§ RECORD LIST:
------------------------------------------------------------------------

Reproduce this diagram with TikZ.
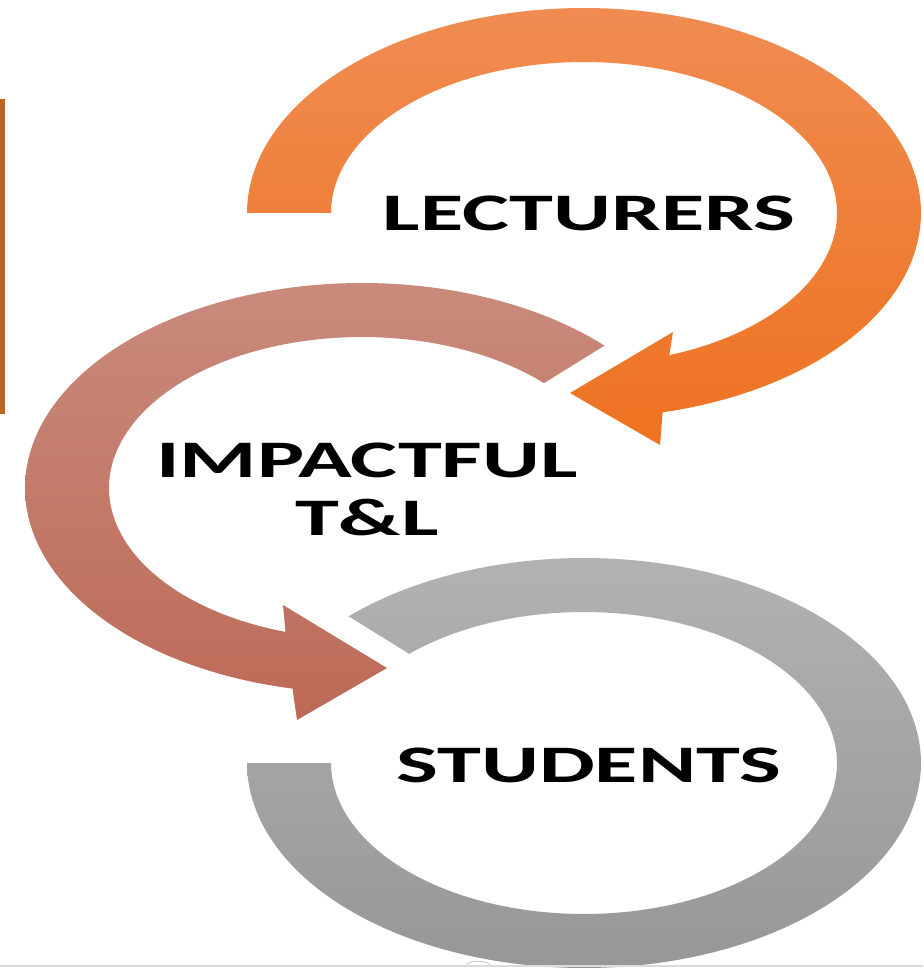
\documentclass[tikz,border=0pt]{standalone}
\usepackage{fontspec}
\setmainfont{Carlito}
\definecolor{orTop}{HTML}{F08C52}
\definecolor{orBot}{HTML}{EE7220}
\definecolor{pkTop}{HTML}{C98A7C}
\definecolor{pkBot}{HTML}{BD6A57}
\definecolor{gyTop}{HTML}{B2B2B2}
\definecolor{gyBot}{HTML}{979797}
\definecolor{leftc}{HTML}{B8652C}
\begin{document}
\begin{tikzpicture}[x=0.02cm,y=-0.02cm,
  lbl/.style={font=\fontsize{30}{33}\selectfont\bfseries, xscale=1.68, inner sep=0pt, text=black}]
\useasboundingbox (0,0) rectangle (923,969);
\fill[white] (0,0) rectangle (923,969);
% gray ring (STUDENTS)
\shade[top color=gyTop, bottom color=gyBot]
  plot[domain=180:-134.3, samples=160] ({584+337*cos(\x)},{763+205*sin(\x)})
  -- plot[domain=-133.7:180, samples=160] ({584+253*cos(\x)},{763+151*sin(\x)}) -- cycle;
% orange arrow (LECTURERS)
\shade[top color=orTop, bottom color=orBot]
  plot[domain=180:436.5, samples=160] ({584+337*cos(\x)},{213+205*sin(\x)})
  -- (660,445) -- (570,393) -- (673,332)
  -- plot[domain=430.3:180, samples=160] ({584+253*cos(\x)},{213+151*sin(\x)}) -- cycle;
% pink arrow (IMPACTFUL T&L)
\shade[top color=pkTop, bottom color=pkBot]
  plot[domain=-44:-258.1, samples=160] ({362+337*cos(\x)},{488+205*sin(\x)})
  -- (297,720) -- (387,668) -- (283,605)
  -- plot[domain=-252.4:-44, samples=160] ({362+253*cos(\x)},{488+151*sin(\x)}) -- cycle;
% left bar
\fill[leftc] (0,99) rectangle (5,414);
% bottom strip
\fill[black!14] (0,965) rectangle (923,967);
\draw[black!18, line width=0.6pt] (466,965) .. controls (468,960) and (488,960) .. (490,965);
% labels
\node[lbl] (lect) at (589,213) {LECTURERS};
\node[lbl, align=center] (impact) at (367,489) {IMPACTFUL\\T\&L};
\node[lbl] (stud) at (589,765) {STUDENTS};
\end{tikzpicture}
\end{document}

------------------------------------------------------------------------

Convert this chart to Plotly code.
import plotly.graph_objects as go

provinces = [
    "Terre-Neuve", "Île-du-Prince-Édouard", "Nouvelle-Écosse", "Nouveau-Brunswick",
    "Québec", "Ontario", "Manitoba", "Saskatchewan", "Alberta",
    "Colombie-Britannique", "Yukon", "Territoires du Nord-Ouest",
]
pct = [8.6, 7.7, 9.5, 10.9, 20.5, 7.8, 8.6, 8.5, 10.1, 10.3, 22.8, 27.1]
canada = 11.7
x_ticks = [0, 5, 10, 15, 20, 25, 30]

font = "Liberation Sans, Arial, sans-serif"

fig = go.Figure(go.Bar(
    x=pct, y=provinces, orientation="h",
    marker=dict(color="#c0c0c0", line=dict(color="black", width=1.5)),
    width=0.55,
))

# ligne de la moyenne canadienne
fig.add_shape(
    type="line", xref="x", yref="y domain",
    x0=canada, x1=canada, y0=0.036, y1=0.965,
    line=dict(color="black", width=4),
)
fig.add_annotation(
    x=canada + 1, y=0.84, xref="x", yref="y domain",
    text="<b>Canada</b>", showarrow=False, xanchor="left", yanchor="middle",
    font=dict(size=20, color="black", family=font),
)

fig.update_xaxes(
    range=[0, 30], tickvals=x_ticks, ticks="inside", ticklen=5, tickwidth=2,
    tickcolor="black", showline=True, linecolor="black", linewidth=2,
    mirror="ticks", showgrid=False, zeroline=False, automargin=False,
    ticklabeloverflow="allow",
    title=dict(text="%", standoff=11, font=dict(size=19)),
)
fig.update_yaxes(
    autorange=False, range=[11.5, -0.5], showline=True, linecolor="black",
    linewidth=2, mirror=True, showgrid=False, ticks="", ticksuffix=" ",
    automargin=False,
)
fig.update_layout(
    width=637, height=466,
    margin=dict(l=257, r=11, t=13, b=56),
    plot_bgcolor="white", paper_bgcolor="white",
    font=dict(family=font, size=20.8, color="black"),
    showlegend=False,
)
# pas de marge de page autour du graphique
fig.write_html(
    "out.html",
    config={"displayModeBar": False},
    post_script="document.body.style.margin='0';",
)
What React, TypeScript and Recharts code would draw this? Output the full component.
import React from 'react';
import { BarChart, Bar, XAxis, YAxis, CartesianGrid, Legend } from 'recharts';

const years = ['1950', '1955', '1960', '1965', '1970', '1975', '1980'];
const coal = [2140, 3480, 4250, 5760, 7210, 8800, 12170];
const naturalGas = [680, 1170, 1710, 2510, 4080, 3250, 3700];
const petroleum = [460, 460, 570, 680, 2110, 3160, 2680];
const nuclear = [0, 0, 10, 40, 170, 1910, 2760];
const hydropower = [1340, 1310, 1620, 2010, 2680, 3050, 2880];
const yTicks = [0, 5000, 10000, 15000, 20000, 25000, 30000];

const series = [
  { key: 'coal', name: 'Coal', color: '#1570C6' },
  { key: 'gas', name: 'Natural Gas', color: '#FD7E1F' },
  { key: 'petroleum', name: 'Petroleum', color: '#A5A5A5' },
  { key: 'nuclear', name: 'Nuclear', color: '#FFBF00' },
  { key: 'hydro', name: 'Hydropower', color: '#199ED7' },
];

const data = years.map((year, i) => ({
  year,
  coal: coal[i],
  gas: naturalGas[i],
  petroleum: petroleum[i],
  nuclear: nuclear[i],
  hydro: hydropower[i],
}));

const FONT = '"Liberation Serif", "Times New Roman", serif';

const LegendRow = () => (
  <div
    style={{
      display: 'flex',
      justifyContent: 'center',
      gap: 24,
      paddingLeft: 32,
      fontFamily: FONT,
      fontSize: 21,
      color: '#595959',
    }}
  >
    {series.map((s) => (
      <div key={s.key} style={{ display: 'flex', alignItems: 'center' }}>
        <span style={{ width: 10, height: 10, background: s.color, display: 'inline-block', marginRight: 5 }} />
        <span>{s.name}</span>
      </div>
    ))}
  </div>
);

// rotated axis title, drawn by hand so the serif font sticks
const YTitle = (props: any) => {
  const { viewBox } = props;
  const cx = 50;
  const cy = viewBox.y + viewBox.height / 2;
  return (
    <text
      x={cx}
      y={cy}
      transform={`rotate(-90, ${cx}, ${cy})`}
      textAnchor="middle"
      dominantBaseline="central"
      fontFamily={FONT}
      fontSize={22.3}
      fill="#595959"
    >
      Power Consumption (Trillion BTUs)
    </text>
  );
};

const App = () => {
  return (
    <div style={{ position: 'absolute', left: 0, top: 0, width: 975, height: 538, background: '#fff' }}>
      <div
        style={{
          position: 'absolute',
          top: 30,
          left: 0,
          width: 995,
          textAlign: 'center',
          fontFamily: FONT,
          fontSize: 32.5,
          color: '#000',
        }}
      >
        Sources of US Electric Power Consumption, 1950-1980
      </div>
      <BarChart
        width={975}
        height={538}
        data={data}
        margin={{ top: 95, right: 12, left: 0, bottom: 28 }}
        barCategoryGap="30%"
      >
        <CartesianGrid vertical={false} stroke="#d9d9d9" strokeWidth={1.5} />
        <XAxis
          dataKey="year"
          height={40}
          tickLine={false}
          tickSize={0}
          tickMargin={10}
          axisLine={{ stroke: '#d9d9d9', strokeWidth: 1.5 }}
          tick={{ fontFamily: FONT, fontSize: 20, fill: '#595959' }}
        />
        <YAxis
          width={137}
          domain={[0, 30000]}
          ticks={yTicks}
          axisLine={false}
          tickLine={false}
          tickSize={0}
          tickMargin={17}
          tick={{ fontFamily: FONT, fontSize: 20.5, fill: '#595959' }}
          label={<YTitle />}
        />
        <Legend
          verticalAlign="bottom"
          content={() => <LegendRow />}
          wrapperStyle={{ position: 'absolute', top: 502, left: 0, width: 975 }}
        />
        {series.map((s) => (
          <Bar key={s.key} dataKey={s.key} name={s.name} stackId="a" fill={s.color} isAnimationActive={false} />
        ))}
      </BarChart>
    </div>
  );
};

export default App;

------------------------------------------------------------------------

§ GOAL:
Exactly the lines from the one holding "Convert this chart to Plotly code." through the one holding "import plotly.graph_objects as go" should be printed, ends included.

§ TASK RESPONSE:
Convert this chart to Plotly code.
import plotly.graph_objects as go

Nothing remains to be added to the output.